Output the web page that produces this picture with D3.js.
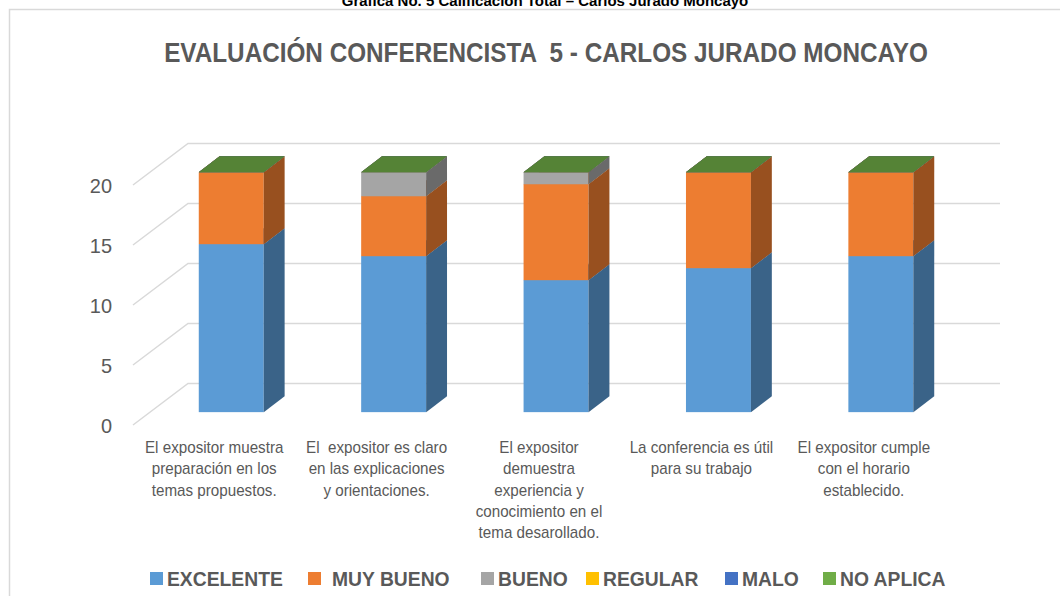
<!DOCTYPE html>
<html>
<head>
<meta charset="utf-8">
<script src="https://cdn.jsdelivr.net/npm/d3@7/dist/d3.min.js"></script>
<style>
  html, body { margin: 0; padding: 0; background: #fff; }
  svg { display: block; }
</style>
</head>
<body>
<div id="chart"></div>
<script>
// Datos de la gráfica
const categories = [
    ['El expositor muestra', 'preparación en los', 'temas propuestos.'],
    ['El  expositor es claro', 'en las explicaciones', 'y orientaciones.'],
    ['El expositor', 'demuestra', 'experiencia y', 'conocimiento en el', 'tema desarollado.'],
    ['La conferencia es útil', 'para su trabajo'],
    ['El expositor cumple', 'con el horario', 'establecido.']
];
const seriesNames = ['EXCELENTE', 'MUY BUENO', 'BUENO', 'REGULAR', 'MALO', 'NO APLICA'];
const seriesColors = ['#5B9BD5', '#ED7D31', '#A5A5A5', '#FFC000', '#4472C4', '#70AD47'];
const excelente = [14, 13, 11, 12, 13];
const muyBueno = [6, 5, 8, 8, 7];
const bueno = [0, 2, 1, 0, 0];
const regular = [0, 0, 0, 0, 0];
const malo = [0, 0, 0, 0, 0];
const noAplica = [0, 0, 0, 0, 0];
const yTicks = [0, 5, 10, 15, 20];

const chartTitle = 'EVALUACIÓN CONFERENCISTA  5 - CARLOS JURADO MONCAYO';
const caption = 'Gráfica No. 5 Calificación Total – Carlos Jurado Moncayo';

const width = 1060, height = 596;
// No hay Arial Narrow: se comprime horizontalmente Liberation Sans
const font = '"Liberation Sans", Arial, sans-serif';
const textColor = '#595959';

// Profundidad de la vista 3D (desplazamiento del plano frontal al fondo)
const depth = { dx: 55, dy: -41.5 };
const barFront = 0.31, barBack = 0.69;

const svg = d3.select('#chart').append('svg')
    .attr('width', width)
    .attr('height', height);

// texto comprimido en x
function narrowText(parent, x, y, sx) {
    return parent.append('text')
        .attr('transform', 'translate(' + x + ',' + y + ') scale(' + sx + ',1)')
        .style('font-family', font);
}

// Borde del área del gráfico
svg.append('path')
    .attr('d', 'M9.5,' + height + 'V9.5H' + width)
    .attr('fill', 'none')
    .attr('stroke', '#D9D9D9')
    .attr('stroke-width', 1.5);

// Leyenda superior (cortada en el original)
narrowText(svg, 545, 6, 1)
    .attr('text-anchor', 'middle')
    .style('font-weight', 'bold')
    .style('font-size', '15px')
    .attr('fill', '#000')
    .text(caption);

// Titulo
narrowText(svg, 546, 62, 0.9)
    .attr('text-anchor', 'middle')
    .style('font-weight', 'bold')
    .style('font-size', '27px')
    .attr('fill', textColor)
    .attr('xml:space', 'preserve')
    .text(chartTitle);

// Escalas (plano frontal)
const xScale = d3.scaleBand()
    .domain(d3.range(categories.length))
    .range([133, 945])
    .paddingInner(0)
    .paddingOuter(0);
const yScale = d3.scaleLinear()
    .domain([0, 20])
    .range([425, 185]);

// Cuadrícula: diagonal de la pared lateral + linea horizontal del fondo
const grid = svg.append('g').attr('class', 'grid');
yTicks.forEach(t => {
    const y0 = yScale(t);
    grid.append('path')
        .attr('d', 'M' + xScale.range()[0] + ',' + y0
            + 'L' + (xScale.range()[0] + depth.dx) + ',' + (y0 + depth.dy)
            + 'H' + (xScale.range()[1] + depth.dx))
        .attr('fill', 'none')
        .attr('stroke', '#D9D9D9')
        .attr('stroke-width', 1.5);
});

// Eje Y
const yAxis = svg.append('g').attr('class', 'y-axis');
yTicks.forEach(d => {
    narrowText(yAxis, 112, yScale(d), 0.95)
        .attr('dy', '0.36em')
        .attr('text-anchor', 'end')
        .style('font-size', '21px')
        .attr('fill', textColor)
        .text(d);
});

// Barras apiladas 3D
const seriesValues = [excelente, muyBueno, bueno, regular, malo, noAplica];
const stackData = categories.map((c, i) => {
    const row = { i: i };
    seriesNames.forEach((s, k) => { row[s] = seriesValues[k][i]; });
    return row;
});
const stacked = d3.stack().keys(seriesNames)(stackData);

function shade(color, f) {
    const c = d3.rgb(color);
    return d3.rgb(c.r * f, c.g * f, c.b * f).formatHex();
}

const bw = xScale.bandwidth() * 0.4;
const fdx = depth.dx * barFront, fdy = depth.dy * barFront;
const bdx = depth.dx * (barBack - barFront), bdy = depth.dy * (barBack - barFront);

const bars = svg.append('g').attr('class', 'bars');
stacked.forEach((layer, k) => {
    const color = seriesColors[k];
    layer.forEach((seg, i) => {
        const x0 = xScale(i) + xScale.bandwidth() / 2 - bw / 2 + fdx;
        const x1 = x0 + bw;
        const yb = yScale(seg[0]) + fdy;
        const yt = yScale(seg[1]) + fdy;
        const g = bars.append('g');
        if (seg[1] - seg[0] > 0) {
            g.append('rect')
                .attr('x', x0).attr('y', yt)
                .attr('width', bw).attr('height', yb - yt)
                .attr('fill', color);
            g.append('path')
                .attr('d', 'M' + x1 + ',' + yb + 'L' + (x1 + bdx) + ',' + (yb + bdy)
                    + 'L' + (x1 + bdx) + ',' + (yt + bdy) + 'L' + x1 + ',' + yt + 'Z')
                .attr('fill', shade(color, 0.64));
        }
        g.append('path')
            .attr('d', 'M' + x0 + ',' + yt + 'L' + x1 + ',' + yt
                + 'L' + (x1 + bdx) + ',' + (yt + bdy) + 'L' + (x0 + bdx) + ',' + (yt + bdy) + 'Z')
            .attr('fill', shade(color, 0.76));
    });
});

// Etiquetas de categoría
const catLabels = svg.append('g').attr('class', 'categories');
categories.forEach((lines, i) => {
    const t = narrowText(catLabels, xScale(i) + xScale.bandwidth() / 2, 453, 0.95)
        .attr('text-anchor', 'middle')
        .style('font-size', '16px')
        .attr('fill', textColor)
        .attr('xml:space', 'preserve');
    lines.forEach((line, j) => {
        t.append('tspan')
            .attr('x', 0)
            .attr('y', j * 21.3)
            .text(line);
    });
});

// Leyenda
const legendX = [150, 308, 481, 586, 725, 823];
const legend = svg.append('g').attr('class', 'legend');
seriesNames.forEach((name, k) => {
    legend.append('rect')
        .attr('x', legendX[k]).attr('y', 572)
        .attr('width', 13).attr('height', 13)
        .attr('fill', seriesColors[k]);
    narrowText(legend, legendX[k] + 17 + (k === 1 ? 7 : 0), 586, 0.92)
        .style('font-weight', 'bold')
        .style('font-size', '21px')
        .attr('fill', textColor)
        .text(name);
});
</script>
</body>
</html>
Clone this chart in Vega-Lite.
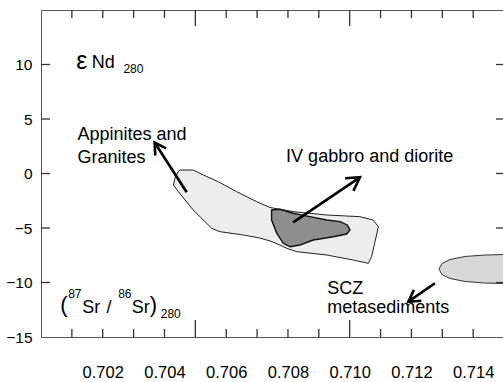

☆ ☆ ☆ ☆ ☆ ☆ ☆

» EXERCISE REQUIREMENTS
Write the listing above out again exactly, dropping each image.

» SOLUTION
Output the web page that produces this picture with D3.js.
<!DOCTYPE html>
<html>
<head>
<meta charset="utf-8">
<script src="https://cdn.jsdelivr.net/npm/d3@7/dist/d3.min.js"></script>
<style>
  html, body { margin: 0; padding: 0; background: #fff; }
  svg { display: block; }
</style>
</head>
<body>
<div id="chart"></div>
<script>
// Datos de la gráfica
const categories = [
    ['El expositor muestra', 'preparación en los', 'temas propuestos.'],
    ['El  expositor es claro', 'en las explicaciones', 'y orientaciones.'],
    ['El expositor', 'demuestra', 'experiencia y', 'conocimiento en el', 'tema desarollado.'],
    ['La conferencia es útil', 'para su trabajo'],
    ['El expositor cumple', 'con el horario', 'establecido.']
];
const seriesNames = ['EXCELENTE', 'MUY BUENO', 'BUENO', 'REGULAR', 'MALO', 'NO APLICA'];
const seriesColors = ['#5B9BD5', '#ED7D31', '#A5A5A5', '#FFC000', '#4472C4', '#70AD47'];
const excelente = [14, 13, 11, 12, 13];
const muyBueno = [6, 5, 8, 8, 7];
const bueno = [0, 2, 1, 0, 0];
const regular = [0, 0, 0, 0, 0];
const malo = [0, 0, 0, 0, 0];
const noAplica = [0, 0, 0, 0, 0];
const yTicks = [0, 5, 10, 15, 20];

const chartTitle = 'EVALUACIÓN CONFERENCISTA  5 - CARLOS JURADO MONCAYO';
const caption = 'Gráfica No. 5 Calificación Total – Carlos Jurado Moncayo';

const width = 1060, height = 596;
// No hay Arial Narrow: se comprime horizontalmente Liberation Sans
const font = '"Liberation Sans", Arial, sans-serif';
const textColor = '#595959';

// Profundidad de la vista 3D (desplazamiento del plano frontal al fondo)
const depth = { dx: 55, dy: -41.5 };
const barFront = 0.31, barBack = 0.69;

const svg = d3.select('#chart').append('svg')
    .attr('width', width)
    .attr('height', height);

// texto comprimido en x
function narrowText(parent, x, y, sx) {
    return parent.append('text')
        .attr('transform', 'translate(' + x + ',' + y + ') scale(' + sx + ',1)')
        .style('font-family', font);
}

// Borde del área del gráfico
svg.append('path')
    .attr('d', 'M9.5,' + height + 'V9.5H' + width)
    .attr('fill', 'none')
    .attr('stroke', '#D9D9D9')
    .attr('stroke-width', 1.5);

// Leyenda superior (cortada en el original)
narrowText(svg, 545, 6, 1)
    .attr('text-anchor', 'middle')
    .style('font-weight', 'bold')
    .style('font-size', '15px')
    .attr('fill', '#000')
    .text(caption);

// Titulo
narrowText(svg, 546, 62, 0.9)
    .attr('text-anchor', 'middle')
    .style('font-weight', 'bold')
    .style('font-size', '27px')
    .attr('fill', textColor)
    .attr('xml:space', 'preserve')
    .text(chartTitle);

// Escalas (plano frontal)
const xScale = d3.scaleBand()
    .domain(d3.range(categories.length))
    .range([133, 945])
    .paddingInner(0)
    .paddingOuter(0);
const yScale = d3.scaleLinear()
    .domain([0, 20])
    .range([425, 185]);

// Cuadrícula: diagonal de la pared lateral + linea horizontal del fondo
const grid = svg.append('g').attr('class', 'grid');
yTicks.forEach(t => {
    const y0 = yScale(t);
    grid.append('path')
        .attr('d', 'M' + xScale.range()[0] + ',' + y0
            + 'L' + (xScale.range()[0] + depth.dx) + ',' + (y0 + depth.dy)
            + 'H' + (xScale.range()[1] + depth.dx))
        .attr('fill', 'none')
        .attr('stroke', '#D9D9D9')
        .attr('stroke-width', 1.5);
});

// Eje Y
const yAxis = svg.append('g').attr('class', 'y-axis');
yTicks.forEach(d => {
    narrowText(yAxis, 112, yScale(d), 0.95)
        .attr('dy', '0.36em')
        .attr('text-anchor', 'end')
        .style('font-size', '21px')
        .attr('fill', textColor)
        .text(d);
});

// Barras apiladas 3D
const seriesValues = [excelente, muyBueno, bueno, regular, malo, noAplica];
const stackData = categories.map((c, i) => {
    const row = { i: i };
    seriesNames.forEach((s, k) => { row[s] = seriesValues[k][i]; });
    return row;
});
const stacked = d3.stack().keys(seriesNames)(stackData);

function shade(color, f) {
    const c = d3.rgb(color);
    return d3.rgb(c.r * f, c.g * f, c.b * f).formatHex();
}

const bw = xScale.bandwidth() * 0.4;
const fdx = depth.dx * barFront, fdy = depth.dy * barFront;
const bdx = depth.dx * (barBack - barFront), bdy = depth.dy * (barBack - barFront);

const bars = svg.append('g').attr('class', 'bars');
stacked.forEach((layer, k) => {
    const color = seriesColors[k];
    layer.forEach((seg, i) => {
        const x0 = xScale(i) + xScale.bandwidth() / 2 - bw / 2 + fdx;
        const x1 = x0 + bw;
        const yb = yScale(seg[0]) + fdy;
        const yt = yScale(seg[1]) + fdy;
        const g = bars.append('g');
        if (seg[1] - seg[0] > 0) {
            g.append('rect')
                .attr('x', x0).attr('y', yt)
                .attr('width', bw).attr('height', yb - yt)
                .attr('fill', color);
            g.append('path')
                .attr('d', 'M' + x1 + ',' + yb + 'L' + (x1 + bdx) + ',' + (yb + bdy)
                    + 'L' + (x1 + bdx) + ',' + (yt + bdy) + 'L' + x1 + ',' + yt + 'Z')
                .attr('fill', shade(color, 0.64));
        }
        g.append('path')
            .attr('d', 'M' + x0 + ',' + yt + 'L' + x1 + ',' + yt
                + 'L' + (x1 + bdx) + ',' + (yt + bdy) + 'L' + (x0 + bdx) + ',' + (yt + bdy) + 'Z')
            .attr('fill', shade(color, 0.76));
    });
});

// Etiquetas de categoría
const catLabels = svg.append('g').attr('class', 'categories');
categories.forEach((lines, i) => {
    const t = narrowText(catLabels, xScale(i) + xScale.bandwidth() / 2, 453, 0.95)
        .attr('text-anchor', 'middle')
        .style('font-size', '16px')
        .attr('fill', textColor)
        .attr('xml:space', 'preserve');
    lines.forEach((line, j) => {
        t.append('tspan')
            .attr('x', 0)
            .attr('y', j * 21.3)
            .text(line);
    });
});

// Leyenda
const legendX = [150, 308, 481, 586, 725, 823];
const legend = svg.append('g').attr('class', 'legend');
seriesNames.forEach((name, k) => {
    legend.append('rect')
        .attr('x', legendX[k]).attr('y', 572)
        .attr('width', 13).attr('height', 13)
        .attr('fill', seriesColors[k]);
    narrowText(legend, legendX[k] + 17 + (k === 1 ? 7 : 0), 586, 0.92)
        .style('font-weight', 'bold')
        .style('font-size', '21px')
        .attr('fill', textColor)
        .text(name);
});
</script>
</body>
</html>
Clone this chart in Vega-Lite.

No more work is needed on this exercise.